In the past 1-2 years, we have been getting some terrific new US wines available to us in Vermont—California producers Arnot-Roberts, Bedrock, Birichino, Broc Cellars, Copain, Dashe Cellars, Donkey and Goat, Forlorn Hope, Porter Creek, and Salinia and, from Oregon, Montebruno. Here, we focus on two new California red wines and one from Oregon.
2012, Birichino, Grenache, Besson Vineyard, Central Coast — $21.99
Made from 102-year old vines on their original rootstock. While that latter description may evince a “huh?,” it is sort of a big deal. Almost all vines that produce grapes for wine are grafted onto American roots that are not susceptible to phylloxera, an insect that sucks the sap from vine roots and ultimately destroys the plant. There is no antidote for vines once phylloxera have invaded, but American rootstock releases a stickier sap that clogs their little mouths and repels them. In any event, after a wave of total destruction of vineyards across Europe, it was discovered that phylloxera were uninterested in American rootstock, so most vineyards are now planted with Europe varietals grafted onto American rootstock.
The Besson Grenache not only uses grapes from old vines that produce smaller but more concentrated yields, but the wine ferments via wild yeasts (the most expressive of terroir) and includes a bit of whole cluster bunches that have been “drying” for 8 days in boxes before fans. The short drying period leaves the berries moist but dries the stems. This smaller batch is then fermented whole cluster and blended back into the remaining Grenache just before bottling. What difference does that make? According to Alex, “ We found that it added length and depth to the main cuvée without muddying the brilliance we adore in this grenache. Alone it is a crazy wild riot of white peach and winter spices- a totally different palette of flavors that contribute quite a lot of personality and dimension, without overpowering the Grenache.”
Sounds kind of crazy, doesn’t it, but the proof is in the glass—a light-colored, lighter-bodied wine that is not light in flavor or mouthfeel. There is a creaminess to the wine, and the flavor is just seductively fresh, with strawberry-blueberry fruit, some spice and a nice floral nuance. About the 2011, Josh Raynolds, of International Wine Cellar, wrote, “I find this ridiculously easy to drink, owing to its Pinot-like delicacy and verve.”
2012, Folk Machine, Parts and Labor, Red blend, Mendocino — $15.99
Another balanced, delicious, affordable wine by Kenny Likitprakong, who started Hobo Wine Company in 2002. Enchanted by wine’s ability to “create community, to be history, to tell a story, and to transcend time and place,” The Hobo Wine Company has been a source of some customer-favorites in this price point (we are still awaiting the return of the juicy Camp, Cabernet Sauvignon that won hearts and minds last vintage).

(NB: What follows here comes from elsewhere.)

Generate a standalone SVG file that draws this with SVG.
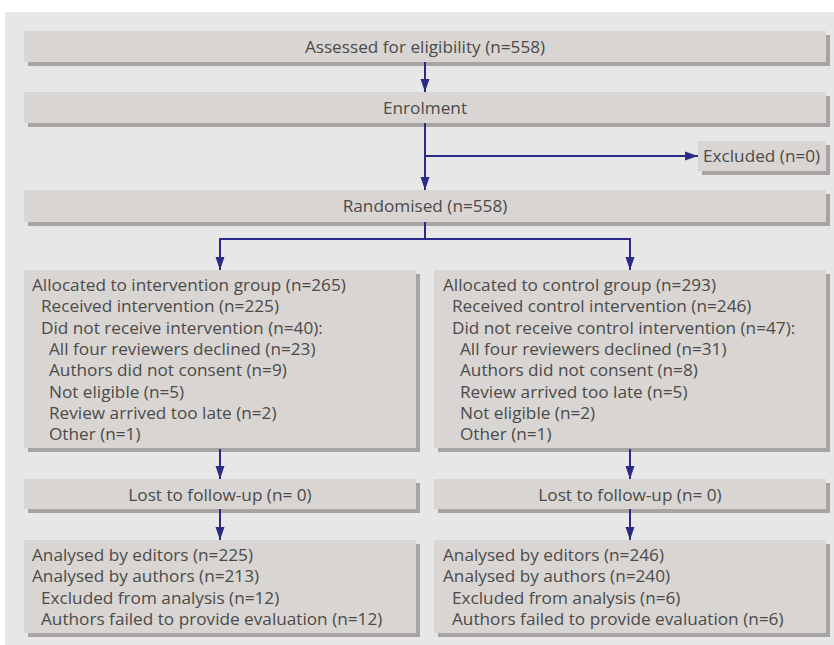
<svg xmlns="http://www.w3.org/2000/svg" width="834" height="645" viewBox="0 0 834 645">
<defs>
<marker id="ah" markerUnits="userSpaceOnUse" markerWidth="14" markerHeight="10" refX="13" refY="5" orient="auto">
<path d="M0,0.5 L13,5 L0,9.5 Z" fill="#2b2a86"/>
</marker>
</defs>
<style>
.box{fill:#d9d5d2}
.sh{fill:#a8a4a3}
text{font-family:"Open Sans","Noto Sans",sans-serif;font-size:17.2px;fill:#4b4b4b}
.c{text-anchor:middle}
.ln{fill:none;stroke:#2b2a86;stroke-width:2}
</style>
<rect x="5" y="12" width="829" height="633" fill="#e7e7e7"/>
<g id="assessed">
<rect class="sh" x="28" y="35" width="802" height="31"/>
<rect class="box" x="24" y="31" width="802" height="31"/>
<text class="c" x="425" y="52.5">Assessed for eligibility (n=558)</text>
</g>
<g id="enrolment">
<rect class="sh" x="28" y="96" width="802" height="31"/>
<rect class="box" x="24" y="92" width="802" height="31"/>
<text class="c" x="425" y="113.5">Enrolment</text>
</g>
<g id="excluded">
<rect class="sh" x="702" y="145" width="128" height="30"/>
<rect class="box" x="698" y="141" width="128" height="30"/>
<text x="703" y="162">Excluded (n=0)</text>
</g>
<g id="randomised">
<rect class="sh" x="28" y="194" width="802" height="32"/>
<rect class="box" x="24" y="190" width="802" height="32"/>
<text class="c" x="425" y="212">Randomised (n=558)</text>
</g>
<g id="alloc-intervention">
<rect class="sh" x="28" y="274" width="392" height="178"/>
<rect class="box" x="24" y="270" width="392" height="178"/>
<text x="32" y="291">Allocated to intervention group (n=265)</text>
<text x="41" y="312.3">Received intervention (n=225)</text>
<text x="41" y="333.6">Did not receive intervention (n=40):</text>
<text x="49" y="354.9">All four reviewers declined (n=23)</text>
<text x="49" y="376.2">Authors did not consent (n=9)</text>
<text x="49" y="397.5">Not eligible (n=5)</text>
<text x="49" y="418.8">Review arrived too late (n=2)</text>
<text x="49" y="440.1">Other (n=1)</text>
</g>
<g id="alloc-control">
<rect class="sh" x="438" y="274" width="392" height="178"/>
<rect class="box" x="434" y="270" width="392" height="178"/>
<text x="443" y="291">Allocated to control group (n=293)</text>
<text x="452" y="312.3">Received control intervention (n=246)</text>
<text x="452" y="333.6">Did not receive control intervention (n=47):</text>
<text x="460" y="354.9">All four reviewers declined (n=31)</text>
<text x="460" y="376.2">Authors did not consent (n=8)</text>
<text x="460" y="397.5">Review arrived too late (n=5)</text>
<text x="460" y="418.8">Not eligible (n=2)</text>
<text x="460" y="440.1">Other (n=1)</text>
</g>
<g id="lost-intervention">
<rect class="sh" x="28" y="483" width="392" height="30"/>
<rect class="box" x="24" y="479" width="392" height="30"/>
<text class="c" x="220" y="501">Lost to follow-up (n= 0)</text>
</g>
<g id="lost-control">
<rect class="sh" x="438" y="483" width="392" height="30"/>
<rect class="box" x="434" y="479" width="392" height="30"/>
<text class="c" x="630" y="501">Lost to follow-up (n= 0)</text>
</g>
<g id="analysed-intervention">
<rect class="sh" x="28" y="544" width="392" height="93"/>
<rect class="box" x="24" y="540" width="392" height="93"/>
<text x="32" y="561">Analysed by editors (n=225)</text>
<text x="32" y="582.3">Analysed by authors (n=213)</text>
<text x="41" y="603.6">Excluded from analysis (n=12)</text>
<text x="41" y="624.9">Authors failed to provide evaluation (n=12)</text>
</g>
<g id="analysed-control">
<rect class="sh" x="438" y="544" width="392" height="93"/>
<rect class="box" x="434" y="540" width="392" height="93"/>
<text x="443" y="561">Analysed by editors (n=246)</text>
<text x="443" y="582.3">Analysed by authors (n=240)</text>
<text x="452" y="603.6">Excluded from analysis (n=6)</text>
<text x="452" y="624.9">Authors failed to provide evaluation (n=6)</text>
</g>
<g id="connectors">
<path class="ln" d="M425,62 V92" marker-end="url(#ah)"/>
<path class="ln" d="M425,123 V190" marker-end="url(#ah)"/>
<path class="ln" d="M425,156 H698" marker-end="url(#ah)"/>
<path class="ln" d="M425,222 V239"/>
<path class="ln" d="M220,270 V239 H630 V270" marker-end="url(#ah)"/>
<path class="ln" d="M220,239 V270" marker-end="url(#ah)"/>
<path class="ln" d="M220,449 V479" marker-end="url(#ah)"/>
<path class="ln" d="M630,449 V479" marker-end="url(#ah)"/>
<path class="ln" d="M220,509 V540" marker-end="url(#ah)"/>
<path class="ln" d="M630,509 V540" marker-end="url(#ah)"/>
</g>
</svg>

Parts and Labor is a blend of 35% Carignan from 100-year old organically-farmed vines, 20% Grenache from McDowell Valley and 45% Syrah from a biodynamic farm in Potter Valley. Per Kenny, this is a California version of a French bistro wine—“light on its feet, great with food, fun and easy to drink, and almost above all else, affordable.”
2012 Patricia Green Cellars, Pinot Noir, Ana Vineyard, Dundee Hills — $35.99
There is so much to say about this wine. First, the vintage—2012. Patty Green says that it is the best since she and Jim Anderson launched PGC in 2000. Robert Parker wrote that it is “an unqualified great vintage.” Jim Anderson says that “the 2012 wines have enormous depth, intensity and stuffing, but they have structure, breed and complexity. . . . the best of the bunch fro 2012 will reward extensive cellaring and turn out to be sophisticated and compelling wines for well more than a decade (or even two).”
We tasted 8 different Patricia Green Pinot Noirs and elected to bring in two. The first to arrive is the Ana Vineyard. Planted in 1978, these are old vines for Oregon. Located in the Dundee Hills AVA which is made up of volcanic, basalt-clay soils that warm up later, hold moisture longer and ripen more slowly. From my days at “Pinot Camp” 4 years ago (yes, there is such a thing!), I learned that the effects that volcanic soils transmit to Pinot Noir include seductive aromatics, red-blue fruit, baking spices, and softer tannins while retaining good acidity.
Fragrant rose and lilac aromas were complemented by pretty earth aromas of ash and sandalwood. We were smitten by this wine because it was both beautiful now but promised to evolve into something elegant and handsome. At this price, that seemed like a great investment—enjoy now and enjoy later.